Collect each line containing "script".

◆ DATA SHOWN:
★ ★ ★ ★ ★ ★ ★

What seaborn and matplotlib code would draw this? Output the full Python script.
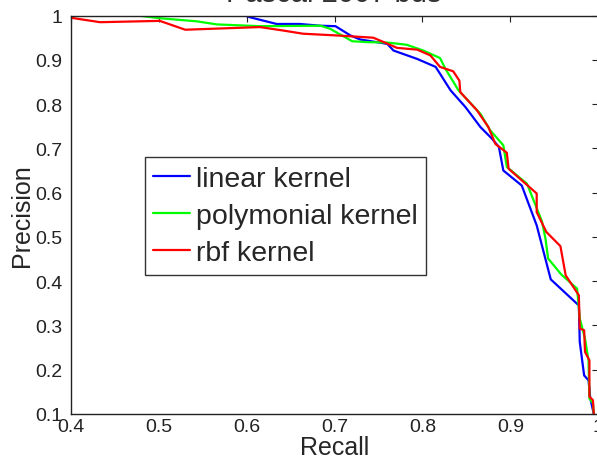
import numpy as np
import pandas as pd
import matplotlib
matplotlib.use("Agg")
import matplotlib.pyplot as plt
import seaborn as sns

# precision/recall curves
linear_recall = [0.598, 0.604, 0.634, 0.660, 0.684, 0.701, 0.718, 0.729, 0.760, 0.767,
                 0.794, 0.815, 0.832, 0.849, 0.866, 0.879, 0.887, 0.892, 0.913, 0.930,
                 0.946, 0.978, 0.979, 0.984, 0.989, 0.991, 0.995]
linear_prec = [1.000, 0.996, 0.981, 0.981, 0.977, 0.976, 0.955, 0.946, 0.936, 0.921,
               0.902, 0.884, 0.831, 0.793, 0.748, 0.722, 0.703, 0.650, 0.616, 0.526,
               0.404, 0.345, 0.263, 0.187, 0.176, 0.135, 0.100]

poly_recall = [0.476, 0.501, 0.543, 0.566, 0.615, 0.684, 0.695, 0.720, 0.737, 0.760,
               0.782, 0.801, 0.820, 0.826, 0.841, 0.866, 0.877, 0.892, 0.896, 0.919,
               0.936, 0.940, 0.943, 0.958, 0.976, 0.979, 0.985, 0.989, 0.990, 0.994, 0.995]
poly_prec = [1.000, 0.994, 0.987, 0.980, 0.976, 0.977, 0.970, 0.942, 0.940, 0.939,
             0.934, 0.921, 0.904, 0.880, 0.831, 0.778, 0.741, 0.707, 0.658, 0.620,
             0.535, 0.496, 0.451, 0.415, 0.383, 0.316, 0.270, 0.221, 0.135, 0.124, 0.100]

rbf_recall = [0.400, 0.433, 0.501, 0.530, 0.615, 0.642, 0.664, 0.703, 0.744, 0.756,
              0.771, 0.794, 0.809, 0.820, 0.835, 0.842, 0.843, 0.862, 0.875, 0.883,
              0.896, 0.898, 0.930, 0.930, 0.941, 0.957, 0.963, 0.978, 0.979, 0.984,
              0.985, 0.990, 0.990, 0.994, 0.995]
rbf_prec = [0.995, 0.985, 0.988, 0.968, 0.974, 0.966, 0.959, 0.955, 0.950, 0.940,
            0.927, 0.923, 0.910, 0.884, 0.874, 0.853, 0.827, 0.786, 0.748, 0.710,
            0.690, 0.654, 0.598, 0.556, 0.511, 0.479, 0.413, 0.368, 0.293, 0.289,
            0.240, 0.221, 0.139, 0.131, 0.100]

labels = ["linear kernel", "polymonial kernel", "rbf kernel"]
colors = ["#0000ff", "#00ff00", "#ff0000"]

frames = []
for lab, r, p in zip(labels, [linear_recall, poly_recall, rbf_recall],
                     [linear_prec, poly_prec, rbf_prec]):
    d = pd.DataFrame({"Recall": r, "Precision": p})
    d["kernel"] = lab
    frames.append(d)
df = pd.concat(frames, ignore_index=True)

sns.set_style("white")
plt.rcParams["font.family"] = ["Liberation Sans", "DejaVu Sans"]

fig = plt.figure(figsize=(5.97, 4.60), dpi=100)
ax = fig.add_axes([0.119, 0.098, 0.883, 0.866])

sns.lineplot(data=df, x="Recall", y="Precision", hue="kernel", hue_order=labels,
             palette=colors, sort=False, estimator=None, units="kernel",
             linewidth=1.6, ax=ax)

ax.set_xlim(0.4, 1.0)
ax.set_ylim(0.1, 1.0)
ax.set_xticks(np.arange(0.4, 1.01, 0.1))
ax.set_xticklabels(["0.4", "0.5", "0.6", "0.7", "0.8", "0.9", "1"])
ax.set_yticks(np.arange(0.1, 1.01, 0.1))
ax.set_yticklabels(["0.1", "0.2", "0.3", "0.4", "0.5", "0.6", "0.7", "0.8", "0.9", "1"])
ax.tick_params(direction="in", top=True, right=True, length=4, width=0.8,
               labelsize=14, colors="#222222")
ax.tick_params(axis="y", pad=6)
ax.tick_params(axis="x", pad=3)
for s in ax.spines.values():
    s.set_color("#222222")
    s.set_linewidth(1.0)
    s.set_visible(True)
ax.set_xlabel("Recall", fontsize=18, labelpad=0)
ax.set_ylabel("Precision", fontsize=18, labelpad=1)

leg = ax.legend(loc="upper left", bbox_to_anchor=(0.14, 0.645), fontsize=20.5,
                frameon=True, fancybox=False, handlelength=1.3, handletextpad=0.2,
                labelspacing=0.4, borderpad=0.3, borderaxespad=0)
leg.get_frame().set_edgecolor("black")
leg.get_frame().set_linewidth(1.0)

# title sits mostly above the cropped top edge
fig.text(0.559, 0.996, "Pascal 2007 bus", ha="center", va="baseline",
         fontsize=21, color="#333333")

fig.savefig("out.png", dpi=100)
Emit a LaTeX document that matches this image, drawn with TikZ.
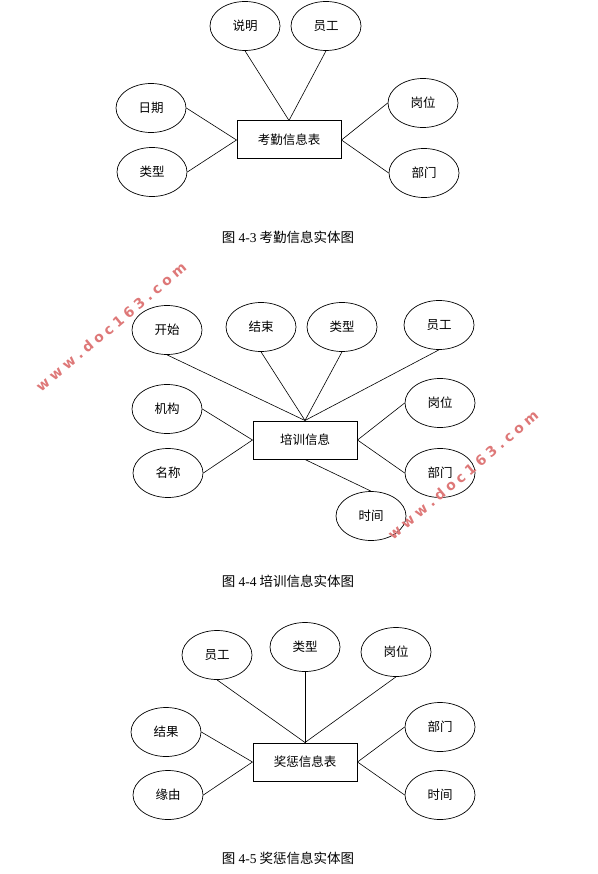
\documentclass[tikz,border=0pt]{standalone}
\usepackage{fontspec}
\setmainfont{Liberation Serif}
\newfontfamily\cjk{Noto Sans CJK SC}
\newfontfamily\wmfont{DejaVu Sans Bold}
\usetikzlibrary{shapes}
\definecolor{wmred}{RGB}{222,120,120}
\newcommand{\wmtext}{w\kern4pt w\kern4pt w\kern4pt .\kern4pt d\kern4pt o\kern4pt c\kern4pt 1\kern4pt 6\kern4pt 3\kern4pt .\kern4pt c\kern4pt o\kern4pt m}

\begin{document}
\begin{tikzpicture}[yscale=-1,x=1pt,y=1pt]
				\tikzstyle{attr} = [ellipse, draw=black, line width=0.7pt, minimum width=70pt, minimum height=49pt, inner sep=0pt, font=\cjk\fontsize{12.5}{14}\selectfont]
				\tikzstyle{entity} = [rectangle, draw=black, line width=1pt, minimum width=104pt, minimum height=38pt, inner sep=0pt, font=\cjk\fontsize{12.5}{14}\selectfont]
				\tikzstyle{caption} = [inner sep=0pt, font=\cjk\fontsize{13.5}{15}\selectfont]
				\tikzstyle{link} = [-, line width=0.6pt]
				\tikzstyle{wmark} = [inner sep=0pt, rotate=40, text=wmred, font=\wmfont\fontsize{14}{14}\selectfont]

				\useasboundingbox (0,0) rectangle (597,874);

				% 4-3
				\node[entity] (TableOne) at (289,140) {考勤信息表};
				\node[attr] (NoteOne) at 	(245,26) 	{说明};
				\node[attr] (StaffOne) at 	(326,26) 	{员工};
				\node[attr] (DateOne) at 	(151,108) 	{日期};
				\node[attr] (TypeOne) at 	(152,172) 	{类型};
				\node[attr] (PostOne) at 	(423,103) 	{岗位};
				\node[attr] (DeptOne) at 	(424,173) 	{部门};
				\draw[link] (NoteOne.south) -- (TableOne.north);
				\draw[link] (StaffOne.south) -- (TableOne.north);
				\draw[link] (DateOne.east) -- (TableOne.west);
				\draw[link] (TypeOne.east) -- (TableOne.west);
				\draw[link] (PostOne.west) -- (TableOne.east);
				\draw[link] (DeptOne.west) -- (TableOne.east);
				\node[caption] (CapOne) at (288,237) {图 {\rmfamily 4-3} 考勤信息实体图};

				% 4-4
				\node[entity] (TrainTwo) at (305,440) {培训信息};
				\node[attr] (StartTwo) at 	(167,330) 	{开始};
				\node[attr] (EndTwo) at 	(261,327) 	{结束};
				\node[attr] (TypeTwo) at 	(342,327) 	{类型};
				\node[attr] (StaffTwo) at 	(439,325) 	{员工};
				\node[attr] (OrgTwo) at 	(167,409) 	{机构};
				\node[attr] (NameTwo) at 	(168,473) 	{名称};
				\node[attr] (PostTwo) at 	(440,403) 	{岗位};
				\node[attr] (DeptTwo) at 	(440,473) 	{部门};
				\node[attr] (TimeTwo) at 	(371,516) 	{时间};
				\draw[link] (StartTwo.south) -- (TrainTwo.north);
				\draw[link] (EndTwo.south) -- (TrainTwo.north);
				\draw[link] (TypeTwo.south) -- (TrainTwo.north);
				\draw[link] (StaffTwo.south) -- (TrainTwo.north);
				\draw[link] (OrgTwo.east) -- (TrainTwo.west);
				\draw[link] (NameTwo.east) -- (TrainTwo.west);
				\draw[link] (PostTwo.west) -- (TrainTwo.east);
				\draw[link] (DeptTwo.west) -- (TrainTwo.east);
				\draw[link] (TrainTwo.south) -- (TimeTwo.north);
				\node[caption] (CapTwo) at (288,581) {图 {\rmfamily 4-4} 培训信息实体图};

				% 4-5
				\node[entity] (PrizeThree) at (305,762) {奖惩信息表};
				\node[attr] (StaffThree) at 	(217,655) 	{员工};
				\node[attr] (TypeThree) at 		(305,647) 	{类型};
				\node[attr] (PostThree) at 		(396,652) 	{岗位};
				\node[attr] (ResultThree) at 	(166,732) 	{结果};
				\node[attr] (ReasonThree) at 	(168,795) 	{缘由};
				\node[attr] (DeptThree) at 		(440,727) 	{部门};
				\node[attr] (TimeThree) at 		(440,795) 	{时间};
				\draw[link] (StaffThree.south) -- (PrizeThree.north);
				\draw[link] (TypeThree.south) -- (PrizeThree.north);
				\draw[link] (PostThree.south) -- (PrizeThree.north);
				\draw[link] (ResultThree.east) -- (PrizeThree.west);
				\draw[link] (ReasonThree.east) -- (PrizeThree.west);
				\draw[link] (DeptThree.west) -- (PrizeThree.east);
				\draw[link] (TimeThree.west) -- (PrizeThree.east);
				\node[caption] (CapThree) at (288,858) {图 {\rmfamily 4-5} 奖惩信息实体图};

				% watermarks
				\node[wmark] (WmOne) at (111,327) {\wmtext};
				\node[wmark] (WmTwo) at (463,475) {\wmtext};
\end{tikzpicture}
\end{document}
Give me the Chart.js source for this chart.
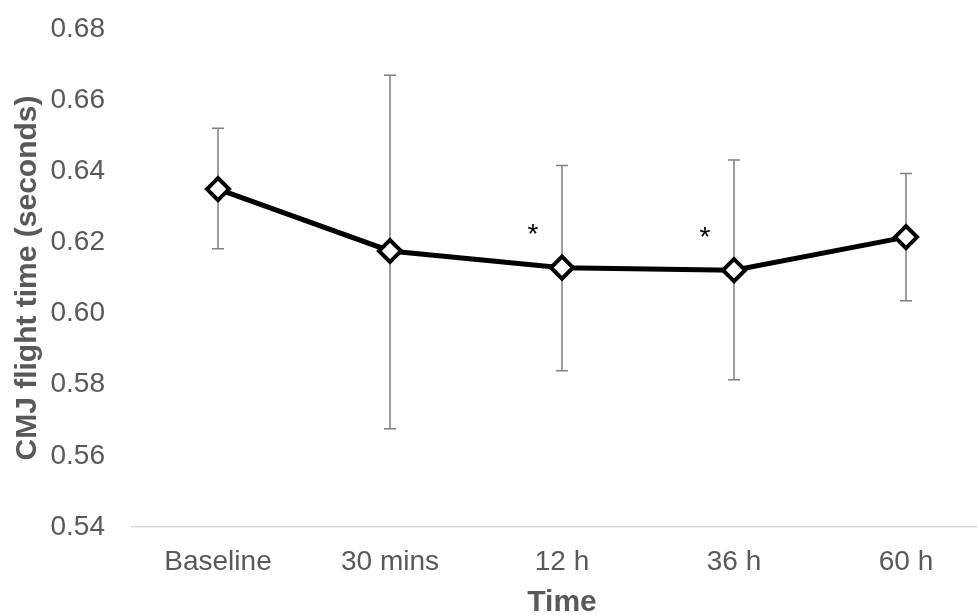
<!DOCTYPE html>
<html>
<head>
<meta charset="utf-8">
<script src="https://cdn.jsdelivr.net/npm/chart.js@4/dist/chart.umd.min.js"></script>
<style>
  html, body { margin: 0; padding: 0; background: #fff; overflow: hidden; }
  /* plot area runs a little past the right edge of the picture */
  #wrap { width: 1007px; height: 615px; }
</style>
</head>
<body>
<div id="wrap"><canvas id="cmjChart"></canvas></div>
<script>
// data
const timePoints = ['Baseline', '30 mins', '12 h', '36 h', '60 h'];
const meanFlight = [0.6350, 0.6176, 0.6129, 0.6122, 0.6215];
const errUpper = [0.6521, 0.6670, 0.6416, 0.6432, 0.6394];
const errLower = [0.6182, 0.5676, 0.5839, 0.5814, 0.6036];
const sigMarks = ['', '', '*', '*', ''];
const yTicks = [0.54, 0.56, 0.58, 0.60, 0.62, 0.64, 0.66, 0.68];

const FONT = '"Liberation Sans", Arial, sans-serif';

// error bars + significance asterisks
const errorBars = {
    id: 'errorBars',
    beforeDatasetsDraw(chart) {
        const ctx = chart.ctx;
        const x = chart.scales.x;
        const y = chart.scales.y;
        ctx.save();
        ctx.strokeStyle = '#7f7f7f';
        ctx.lineWidth = 1.5;
        timePoints.forEach((t, i) => {
            const px = x.getPixelForValue(i);
            const top = y.getPixelForValue(errUpper[i]);
            const bot = y.getPixelForValue(errLower[i]);
            ctx.beginPath();
            ctx.moveTo(px, top); ctx.lineTo(px, bot);
            ctx.moveTo(px - 6, top); ctx.lineTo(px + 6, top);
            ctx.moveTo(px - 6, bot); ctx.lineTo(px + 6, bot);
            ctx.stroke();
        });
        ctx.restore();
    },
    afterDatasetsDraw(chart) {
        const ctx = chart.ctx;
        const x = chart.scales.x;
        const y = chart.scales.y;
        ctx.save();
        ctx.fillStyle = '#000';
        ctx.font = '28px ' + FONT;
        ctx.textAlign = 'center';
        ctx.textBaseline = 'middle';
        sigMarks.forEach((m, i) => {
            if (!m) return;
            const px = x.getPixelForValue(i) - 29;
            const py = y.getPixelForValue(meanFlight[i]) - 32;
            ctx.fillText(m, px, py);
        });
        ctx.restore();
    }
};

new Chart(document.getElementById('cmjChart'), {
    type: 'line',
    data: {
        datasets: [{
            data: meanFlight.map((v, i) => ({ x: i, y: v })),
            borderColor: '#000',
            borderWidth: 5,
            tension: 0,
            pointStyle: 'rectRot',
            pointRadius: 11,
            pointHoverRadius: 11,
            pointBackgroundColor: '#fff',
            pointBorderColor: '#000',
            pointBorderWidth: 4
        }]
    },
    options: {
        responsive: true,
        maintainAspectRatio: false,
        animation: false,
        layout: { padding: { top: 29, right: 0, bottom: 0, left: 0 } },
        plugins: {
            legend: { display: false },
            tooltip: { enabled: false }
        },
        scales: {
            x: {
                type: 'linear',
                min: -0.5,
                max: 4.5,
                afterBuildTicks(scale) {
                    scale.ticks = timePoints.map((t, i) => ({ value: i }));
                },
                afterFit(scale) {
                    scale.height = 88;
                    scale.paddingLeft = 0;
                    scale.paddingRight = 0;
                },
                grid: { display: false },
                border: { display: true, color: '#d9d9d9', width: 1.5 },
                ticks: {
                    color: '#595959', font: { family: FONT, size: 28 }, padding: 10,
                    maxRotation: 0, autoSkip: false,
                    callback: v => timePoints[v]
                },
                title: {
                    display: true, text: 'Time', color: '#595959',
                    font: { family: FONT, size: 30, weight: 'bold', lineHeight: 1 },
                    padding: { top: 0, bottom: -3 }
                }
            },
            y: {
                min: 0.54,
                max: 0.68,
                afterBuildTicks(scale) {
                    scale.ticks = yTicks.map(v => ({ value: v }));
                },
                afterFit(scale) {
                    scale.width = 132;
                    scale.paddingTop = 0;
                    scale.paddingBottom = 0;
                },
                grid: { display: false, drawTicks: false },
                border: { display: false },
                ticks: {
                    color: '#595959', font: { family: FONT, size: 28 }, padding: 27,
                    callback: v => Number(v).toFixed(2)
                },
                title: {
                    display: true, text: 'CMJ flight time (seconds)', color: '#595959',
                    font: { family: FONT, size: 30, weight: 'bold' }, padding: { top: 10, bottom: 0 }
                }
            }
        }
    },
    plugins: [errorBars]
});
</script>
</body>
</html>
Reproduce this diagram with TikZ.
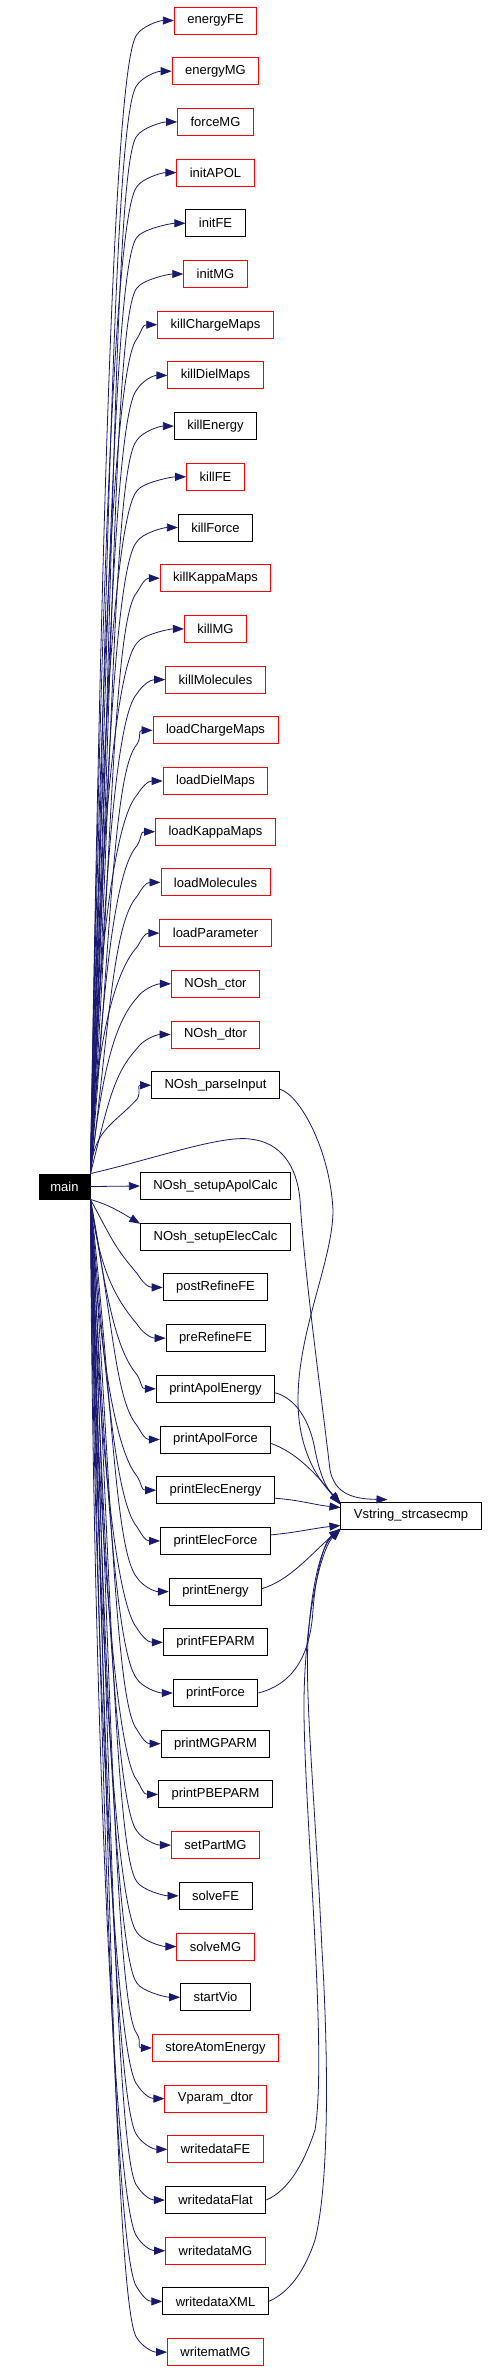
\documentclass[tikz,border=0pt]{standalone}
\usepackage{fontspec}
\setmainfont{Liberation Sans}
\usetikzlibrary{arrows.meta,calc}
\definecolor{edgec}{HTML}{191970}
\definecolor{redc}{HTML}{FF0000}
\begin{document}
\begin{tikzpicture}[x=1pt,y=-1pt,
  fn/.style={draw=black, line width=0.9pt, minimum height=27pt, inner xsep=13pt, inner ysep=0pt,
    font=\fontsize{13}{15}\selectfont, anchor=center},
  edge/.style={draw=edgec, line width=0.8pt, -{Triangle[length=11pt,width=8pt]}, fill=none}]
\useasboundingbox (0,0) rectangle (490,2372);
\node[fn, fill=black, text=white, minimum width=51pt, minimum height=25pt, inner xsep=0pt] (main) at (64.5,1186.5) {main};
\node[fn] (V) at (411,1515.5) {Vstring\_strcasecmp};
\foreach \nm/\tx/\st [count=\i] in {
  energyFE/energyFE/redc, energyMG/energyMG/redc, forceMG/forceMG/redc, initAPOL/initAPOL/redc,
  initFE/initFE/black, initMG/initMG/redc, killChargeMaps/killChargeMaps/redc,
  killDielMaps/killDielMaps/redc, killEnergy/killEnergy/black, killFE/killFE/redc,
  killForce/killForce/black, killKappaMaps/killKappaMaps/redc, killMG/killMG/redc,
  killMolecules/killMolecules/redc, loadChargeMaps/loadChargeMaps/redc,
  loadDielMaps/loadDielMaps/redc, loadKappaMaps/loadKappaMaps/redc,
  loadMolecules/loadMolecules/redc, loadParameter/loadParameter/redc,
  NOshctor/NOsh\_ctor/redc, NOshdtor/NOsh\_dtor/redc, NOshparseInput/NOsh\_parseInput/black,
  NOshsetupApolCalc/NOsh\_setupApolCalc/black, NOshsetupElecCalc/NOsh\_setupElecCalc/black,
  postRefineFE/postRefineFE/black, preRefineFE/preRefineFE/black,
  printApolEnergy/printApolEnergy/black, printApolForce/printApolForce/black,
  printElecEnergy/printElecEnergy/black, printElecForce/printElecForce/black,
  printEnergy/printEnergy/black, printFEPARM/printFEPARM/black, printForce/printForce/black,
  printMGPARM/printMGPARM/black, printPBEPARM/printPBEPARM/black, setPartMG/setPartMG/redc,
  solveFE/solveFE/black, solveMG/solveMG/redc, startVio/startVio/black,
  storeAtomEnergy/storeAtomEnergy/redc, Vparamdtor/Vparam\_dtor/redc,
  writedataFE/writedataFE/redc, writedataFlat/writedataFlat/black,
  writedataMG/writedataMG/redc, writedataXML/writedataXML/black, writematMG/writematMG/redc}{
  \ifnum\i<23
    \pgfmathsetmacro{\yy}{20.5+(\i-1)*50.7}
  \else
    \pgfmathsetmacro{\yy}{1186+(\i-23)*50.7}
  \fi
  \node[fn, draw=\st] (\nm) at (215.5,\yy) {\tx};
  \pgfmathsetmacro{\px}{93+mod(\i*7,22)}
  \ifnum\i<23
    \pgfmathsetmacro{\D}{1174-\yy}
    \draw[edge] (main.north east) .. controls (\px,{1174-0.5*\D}) and (113,{\yy+40}) .. (137,{\yy+14})
      .. controls (142,{\yy+6}) and ($(\nm.west)+(-15,0)$) .. (\nm.west);
  \else\ifnum\i>24
    \pgfmathsetmacro{\D}{\yy-1199}
    \draw[edge] (main.south east) .. controls (\px,{1199+0.5*\D}) and (115,{\yy-40}) .. (137,{\yy-14})
      .. controls (142,{\yy-6}) and ($(\nm.west)+(-15,0)$) .. (\nm.west);
  \fi\fi
}
\draw[edge] (main.east) -- (NOshsetupApolCalc.west);
\draw[edge] (main.south east) .. controls (110,1205) and (122,1213) .. ($(NOshsetupElecCalc.north west)+(0,1)$);
% edges to Vstring_strcasecmp
\draw[edge] (main.north east) .. controls (150,1160) and (220,1135) .. (250,1139)
  .. controls (280,1142) and (297,1165) .. (300,1200)
  .. controls (305,1280) and (322,1400) .. (330,1470)
  .. controls (335,1495) and (355,1499) .. ($(V.north west)+(47,-2)$);
\draw[edge] ($(NOshparseInput.east)+(0,4)$) .. controls (300,1095) and (330,1150) .. (333,1210)
  .. controls (333,1260) and (298,1330) .. (298,1400)
  .. controls (298,1450) and (318,1480) .. ($(V.north west)+(0,1)$);
\draw[edge] ($(printApolEnergy.east)+(0,4)$) .. controls (295,1398) and (310,1420) .. (315,1450)
  .. controls (320,1475) and (326,1488) .. ($(V.north west)+(0,2)$);
\draw[edge] ($(printApolForce.east)+(0,4)$) .. controls (295,1452) and (315,1472) .. ($(V.north west)+(0,3)$);
\draw[edge] ($(printElecEnergy.east)+(0,8)$) .. controls (300,1500) and (315,1505) .. ($(V.west)+(0,-8)$);
\draw[edge] ($(printElecForce.east)+(0,-6)$) .. controls (300,1532) and (315,1528) .. ($(V.west)+(0,10)$);
\draw[edge] ($(printEnergy.east)+(0,-3)$) .. controls (290,1580) and (310,1555) .. ($(V.south west)+(0,-1)$);
\draw[edge] (printForce.east) .. controls (290,1685) and (310,1660) .. (313,1610)
  .. controls (316,1570) and (325,1540) .. (V.south west);
\draw[edge] (writedataFlat.east) .. controls (290,2190) and (305,2160) .. (315,2130)
  .. controls (328,2050) and (303,1800) .. (304,1700)
  .. controls (305,1620) and (320,1550) .. (V.south west);
\draw[edge] (writedataXML.east) .. controls (290,2292) and (305,2270) .. (315,2240)
  .. controls (330,2180) and (328,2050) .. (322,1950)
  .. controls (315,1800) and (305,1700) .. (308,1640)
  .. controls (312,1580) and (322,1545) .. (V.south west);
\end{tikzpicture}
\end{document}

★ ★ ★ ★ ★ ★ ★

◆ THE RESPONSE:
What seaborn and matplotlib code would draw this? Output the full Python script.
<script src="https://cdn.jsdelivr.net/npm/chart.js@4/dist/chart.umd.min.js"></script>
<script>
</script>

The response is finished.